L’intermède républicain, le véritable intermède révolutionnaire, commence le 10 août 92 et s’achève le 27 juillet 94 par la chute de Robespierre. À la suite de quelques cahots et secousses dans ce que l’on appelle le Directoire, on va aboutir à ce recours au sabre que les honnêtes gens appellent de leurs vœux pour faire tenir tranquille la canaille, ces sans-culottes comme La Fayette les a appelés par dérision. Et ce sera le 18 brumaire, c’est-à-dire le 9 novembre 99, avec cette coalition des industriels représentés par Périer, des banquiers représentés par Perregaud et du caïd en chef, le chef des généraux pillards, le petit Bonaparte. À ce moment-là, les honnêtes gens sont tranquilles. Pour plus de cinquante ans. Jusqu’en 1848.

C’est bien ce qui se passe et qui permet à monsieur Godechot d’écrire cette formule à la fois désabusée et lucide : « Qu’est-ce que la Révolution française ? Après tout, ça n’a été que le passage du système féodal expirant au système capitaliste naissant ». Ce n’est pas comme ça que Robespierre l’avait vue, cette Révolution, et cette divergence d’idée lui a coûté la vie. (…)

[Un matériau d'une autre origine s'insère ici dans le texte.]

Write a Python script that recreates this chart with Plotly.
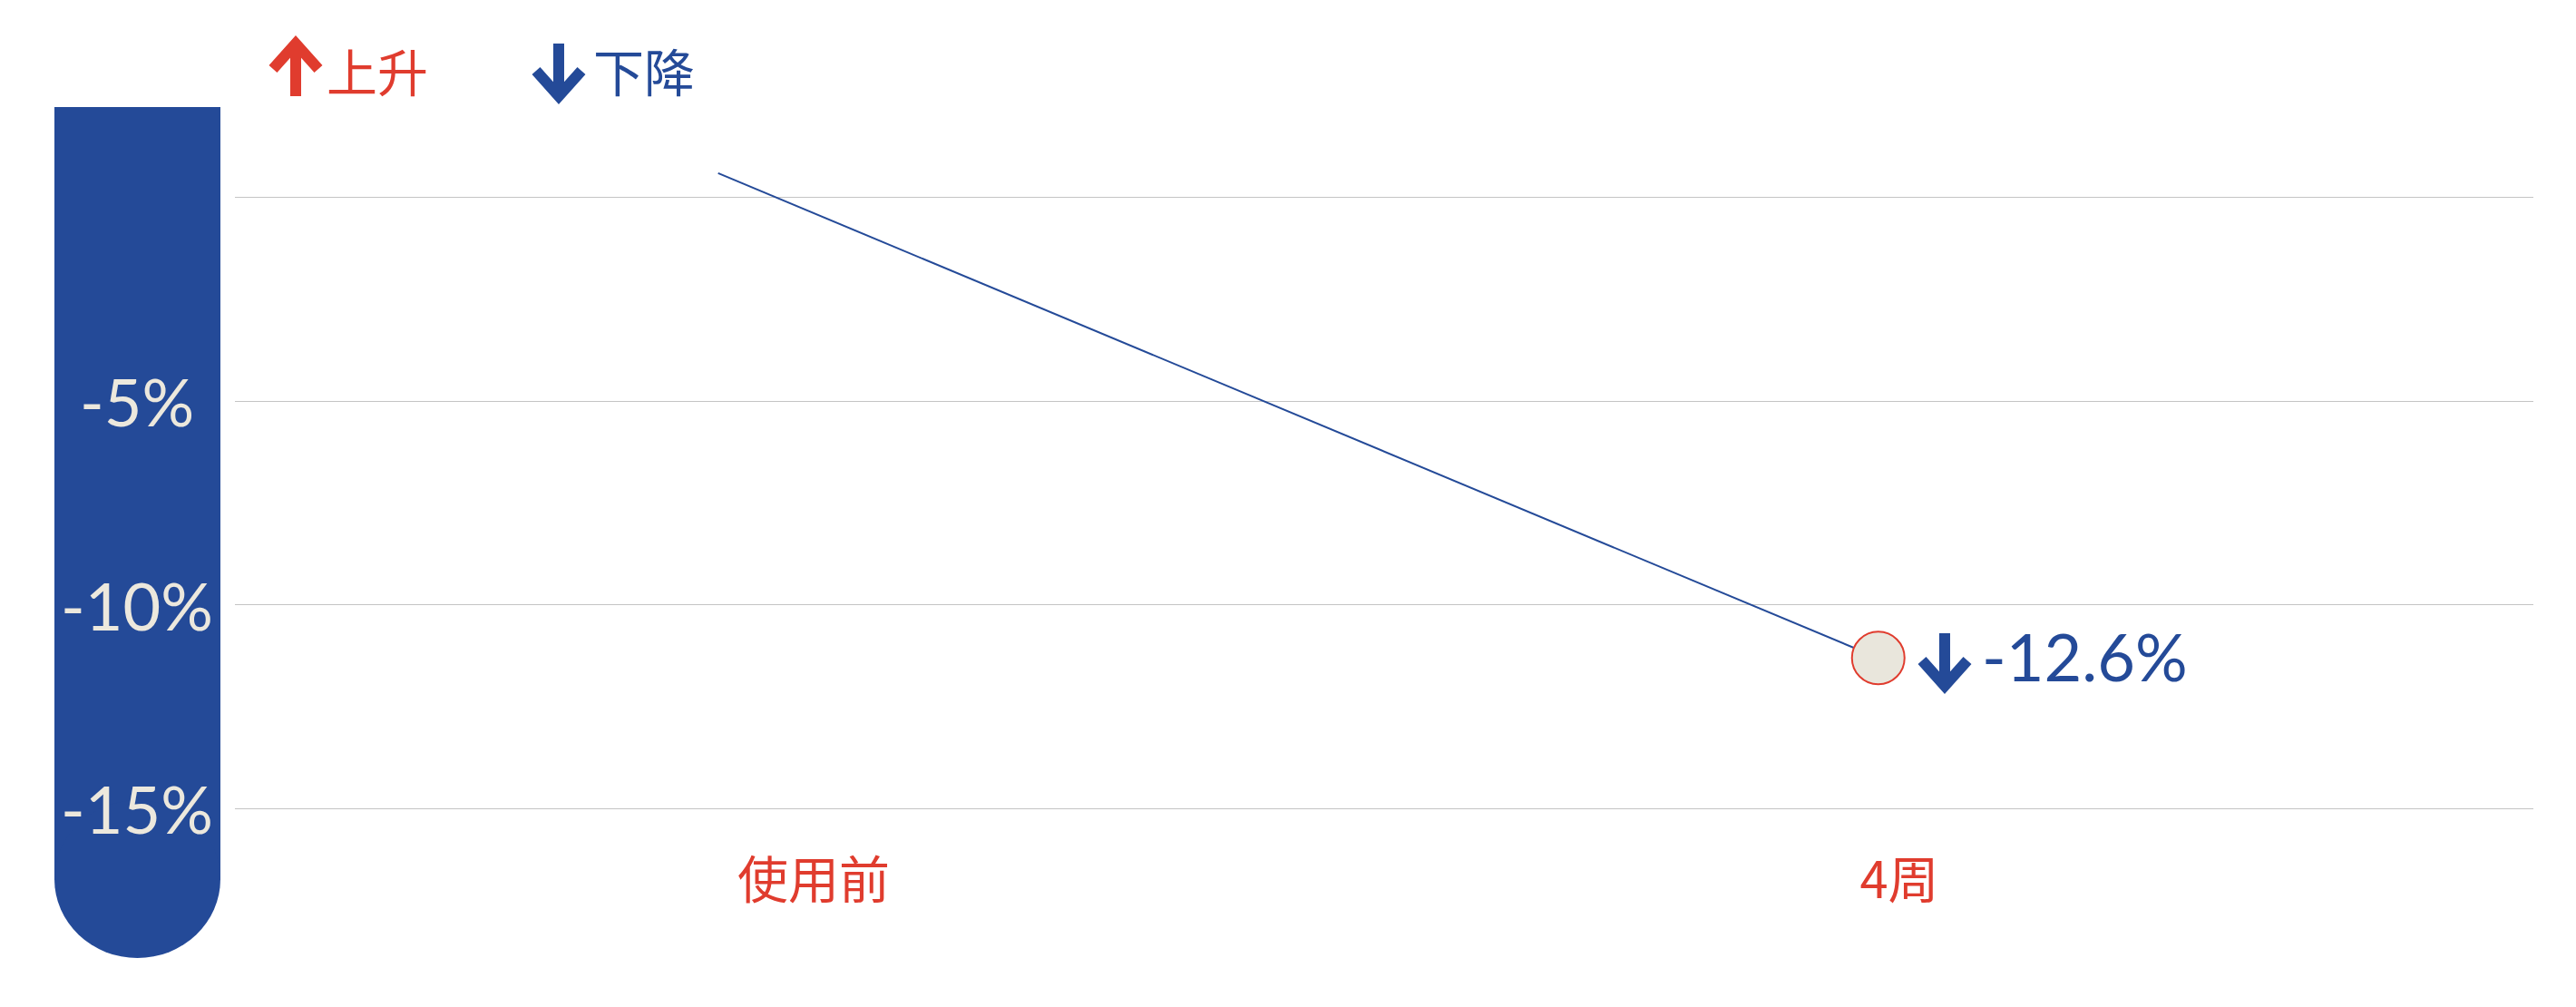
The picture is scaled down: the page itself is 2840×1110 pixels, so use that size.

Je voudrais ouvrir là une petite parenthèse et vous dire que notre étude nous a peut-être appris à nous méfier des représentations officielles, des représentations traditionnelles de la Révolution française. Je pense à la génération à laquelle j’appartiens, celle des gamins qui avaient dix ou douze ans en 1914. La France d’alors était coupée en deux. Les enfants de la bourgeoisie étaient élevés dans les écoles libres, les écoles confessionnelles. J’ai eu la curiosité de regarder ce qu’on apprenait sur la Révolution. C’était le diable, la suite de la Réforme, les gens de bien avaient été attaqués par les gens en sabots. Mais dans l’école laïque, on avait avant tout la préoccupation de nous cacher le fond des choses. C’était toujours l’idée secrète de Gambetta qui, en 1880, avait prononcé à Belleville un fameux discours où il avait dit :

« Il n’y a pas de question sociale ». À quoi Jules Vallès lui avait répondu : « S’il n’y a pas de question sociale, il n’y en a pas d’autre ».